富士ゼロックススーパーカップ アントラーズ vs ガンバ

結果は、アントラーズ 3 - 0 ガンバということで、アントラーズの完勝だった。
前半のうちに3点が入ってほとんど決着がついちゃった感じだったけど、それもこれも西野監督の采配ミスだと思う。前半ガンバは、3-5-2というフォーメーションできたけど、このシステムは基本的にサイドをワイドに使うアントラーズのような4-4-2とは相性が悪い。
アントラーズは、サイドアタックが特徴っていうチームではないにしても、FWはサイドのスペースに走り込んでボールをもらうことが多いし、MFとサイドバックが連携してサイドを使うから、サイドに人数をかけた攻撃が多くなる。
それに対して、3-5-2というのは基本的にはサイドに1人しか選手がいなくて、それをカバーするために守備的MFやDFがつられてしまう。結果的にサイドでは後手に回る上に、センターも人手が薄くなるから簡単にクロスを上げられて、点を入れられてしまう。アントラーズの2点目と3点目は、これの典型みたいな点だった。
去年のガンバは4バックで戦うことが多かったけど、急に数日前になって西野監督が3−5−2を試したらしい。アントラーズはオフに大きな補強もなく、もともとオフに大きな戦術変更を行うようなことはないチームだから、今日のような攻撃をしてくることは誰の目にも明らかだったわけで、シーズン直前の大事な時期にほとんど試してもいないシステムで戦って悪いイメージを残してしまったことは、かなりの失策でしょう。
なぜ3バックにしたのか、2つぐらい理由を考えてみた。1つは、今シーズンの補強が偏ったこと。ガンバは今シーズン、J1のチームの中で一番積極的な補強を行ったけど、取った選手はほとんどFWとセンターバックだけ。いくらAFCとかあって選手層を厚くしたいとはいっても、FWとセンターバックばっかりあんなにしかも実力者ばかりとあっては、使い方に悩む。結局、今シーズンも遠藤と橋本と明神がフル回転なのは変わらなくて、このうち誰かが欠けるとチームとして機能しなくなる。昨シーズンの終盤に遠藤が満身創痍だったことを考えると、今シーズンの補強ではセントラルMFも獲得しておくべきだった。
2つめは、加地がいないこと。
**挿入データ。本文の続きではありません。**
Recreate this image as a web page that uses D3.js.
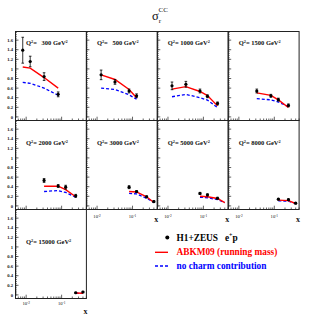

どのチームもサイドバックのバックアップ不足には悩んでいるけれど、ガンバも今回加地が欠場ということで代わりに誰を起用するか悩んだ挙げ句、3−5−2にしてもともとサイドの前目のポジションを専門としている選手をコンバートして対処しようとしたんだと思う。キャンプ中にしっかり試してて、コンバートされる選手が慣れていればもう少し結果は違ったと思うんだけど。
2010年W杯が終わったあとは、西野が日本代表監督に就任するなんて話もあるけど、どうなんでしょう。ガンバが外国人FWに頼らないで攻撃を構築するところを見ないと、評価できないと思うんですが、どうでしょう?